Hence, unless explicitly forbidden by the applicable legislation or arbitration rules, or by agreement among the parties, the parties may disclose details of their own arbitration, including to interested third parties, if there are legitimate reasons to justify that they are acting in good faith.
Conclusions and Recommendations
In matters of confidentiality, the only thing that tends to be recognized almost unanimously in national legislations or in the arbitration rules regarding ICA, is the duty of confidentiality of the arbitrators in the performance of their tasks, but not of the parties or other people involved in the arbitration proceedings. That is why arbitrators in ICA usually promote the inclusion of an express agreement about confidentiality among the parties when establishing the bases of the arbitration procedure, commonly called Terms of Reference.
The diversity is so great that even in cases where the applicable rules recognize the duty of confidentiality, bounded people and the protected contents also vary, which indicates that there is no presumption of confidentiality in ICA or at least there is no general principle on the matter.
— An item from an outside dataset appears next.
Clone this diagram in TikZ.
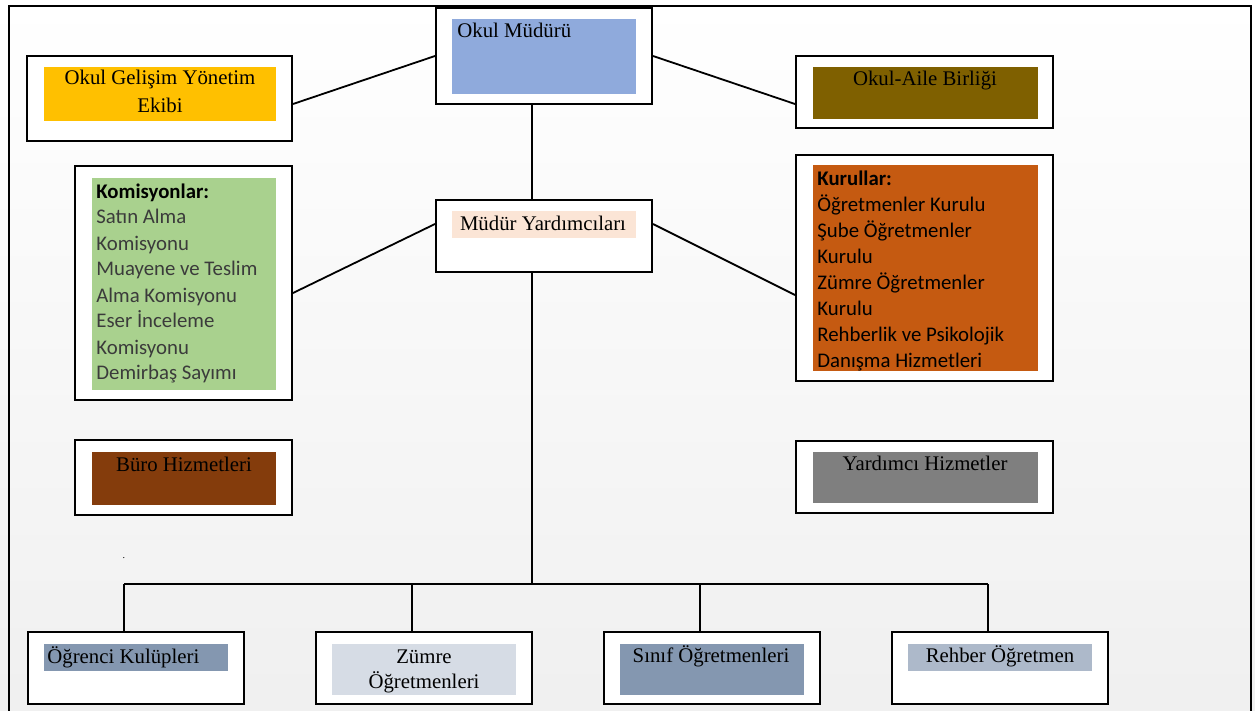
\documentclass[tikz,border=0pt]{standalone}
\usepackage{fontspec}
\setmainfont{Liberation Serif}
\newfontfamily\calibri{Carlito}
\usepackage{tikz}
\usetikzlibrary{fit}
\definecolor{mudurc}{HTML}{8FAADC}
\definecolor{gelisimc}{HTML}{FFC000}
\definecolor{ailec}{HTML}{7F6000}
\definecolor{yardc}{HTML}{FBE5D6}
\definecolor{komisyonc}{HTML}{A9D18E}
\definecolor{kurulc}{HTML}{C55A11}
\definecolor{buroc}{HTML}{843C0C}
\definecolor{hizmetc}{HTML}{7F7F7F}
\definecolor{ogrencic}{HTML}{8497B0}
\definecolor{zumrec}{HTML}{D6DCE5}
\definecolor{sinifc}{HTML}{8497B0}
\definecolor{rehberc}{HTML}{ADB9CA}
\definecolor{komtext}{HTML}{3B3B3B}
\tikzset{
  unitbox/.style={draw=black, line width=1pt, fill=white, inner sep=0pt},
  link/.style={line width=0.9pt},
  tnr/.style={font=\fontsize{10.4}{13}\selectfont, inner sep=0pt},
  cal/.style={font=\calibri\fontsize{10.4}{13}\selectfont, inner sep=0pt, align=left},
}

\begin{document}
\begin{tikzpicture}[x=0.5pt, y=-0.5pt]
        \useasboundingbox (0,0) rectangle (1255,711);
        \shade[top color=white, bottom color=black!6] (0,0) rectangle (1255,711);
        \draw[line width=1.2pt] (9,711) -- (9,6) -- (1251,6) -- (1251,711);

        \node[unitbox, fit={(436,8) (652,104)}] (mudur) {};
        \node[unitbox, fit={(27,56) (292,141)}] (gelisim) {};
        \node[unitbox, fit={(796,56) (1053,128)}] (aile) {};
        \node[unitbox, fit={(436,200) (652,272)}] (yard) {};
        \node[unitbox, fit={(75,166) (292,400)}] (komisyon) {};
        \node[unitbox, fit={(796,155) (1053,381)}] (kurul) {};
        \node[unitbox, fit={(75,440) (292,515)}] (buro) {};
        \node[unitbox, fit={(796,441) (1053,513)}] (hizmet) {};
        \node[unitbox, fit={(28,632) (244,704)}] (ogrenci) {};
        \node[unitbox, fit={(316,632) (532,704)}] (zumre) {};
        \node[unitbox, fit={(604,632) (820,704)}] (sinif) {};
        \node[unitbox, fit={(892,632) (1108,704)}] (rehber) {};

        \fill[mudurc] (452,19) rectangle (636,94);
        \fill[gelisimc] (44,67) rectangle (276,121);
        \fill[ailec] (813,67) rectangle (1038,119);
        \fill[yardc] (452,211) rectangle (636,238);
        \fill[komisyonc] (92,178) rectangle (276,390);
        \fill[kurulc] (813,165) rectangle (1038,371);
        \fill[buroc] (92,452) rectangle (276,505);
        \fill[hizmetc] (813,452) rectangle (1038,503);
        \fill[ogrencic] (44,644) rectangle (228,671);
        \fill[zumrec] (332,644) rectangle (516,695);
        \fill[sinifc] (620,644) rectangle (804,695);
        \fill[rehberc] (908,644) rectangle (1092,671);

        \node[tnr, anchor=base west] (mudurt) at (457,38) {Okul Müdürü};
        \node[tnr, anchor=base, align=center] (gelisimt) at (160,113) {Okul Gelişim Yönetim\\[1pt]Ekibi};
        \node[tnr, anchor=base] (ailet) at (925,86) {Okul-Aile Birliği};
        \node[tnr, anchor=base] (yardt) at (543,231) {Müdür Yardımcıları};
        \node[cal, anchor=base west, text=komtext] (komisyont) at (96,380) {\textbf{\color{black}Komisyonlar:}\\Satın Alma\\Komisyonu\\Muayene ve Teslim\\Alma Komisyonu\\Eser İnceleme\\Komisyonu\\Demirbaş Sayımı};
        \node[cal, anchor=base west] (kurult) at (817,368) {\textbf{Kurullar:}\\Öğretmenler Kurulu\\Şube Öğretmenler\\Kurulu\\Zümre Öğretmenler\\Kurulu\\Rehberlik ve Psikolojik\\Danışma Hizmetleri};
        \node[tnr, anchor=base] (burot) at (184,472) {Büro Hizmetleri};
        \node[tnr, anchor=base] (hizmett) at (925,471) {Yardımcı Hizmetler};
        \node[tnr, anchor=base west] (ogrencit) at (47,663) {Öğrenci Kulüpleri};
        \node[tnr, anchor=base, align=center] (zumret) at (424,689) {Zümre\\Öğretmenleri};
        \node[tnr, anchor=base] (sinift) at (711,662) {Sınıf Öğretmenleri};
        \node[tnr, anchor=base] (rehbert) at (1000,662) {Rehber Öğretmen};
        \node[font=\tiny, inner sep=0pt] (nokta) at (124,558) {.};

        \coordinate (busl) at (124,584);
        \coordinate (busr) at (988,584);
        \coordinate (busm) at (532,584);

        \draw[link] (mudur.west) -- ([yshift=-2.75pt]gelisim.east);
        \draw[link] (mudur.east) -- ([yshift=-6pt]aile.west);
        \draw[link] ([xshift=-6pt]mudur.south) -- ([xshift=-6pt]yard.north);
        \draw[link] ([yshift=6pt]yard.west) -- ([yshift=-5pt]komisyon.east);
        \draw[link] ([yshift=6pt]yard.east) -- ([yshift=-13.5pt]kurul.west);
        \draw[link] ([xshift=-6pt]yard.south) -- (busm);
        \draw[link] (busl) -- (busr);
        \draw[link] ([xshift=-6pt]ogrenci.north) -- ([xshift=-6pt]ogrenci.north |- busl);
        \draw[link] ([xshift=-6pt]zumre.north) -- ([xshift=-6pt]zumre.north |- busl);
        \draw[link] ([xshift=-6pt]sinif.north) -- ([xshift=-6pt]sinif.north |- busl);
        \draw[link] ([xshift=-6pt]rehber.north) -- ([xshift=-6pt]rehber.north |- busl);
\end{tikzpicture}
\end{document}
That is why those interested in protecting their ICA disputes from public dissemination or in avoiding potentially unfavorable or harmful publicity, should verify the applicable law regarding confidentiality, since depending on the circumstances of each case and the agreement entered into by the parties, it could be the law applicable to the arbitration agreement, the law of the contract, or the law of the seat of arbitration. In any case it is still advisable to include express provisions in the arbitration agreement that deal with confidentiality.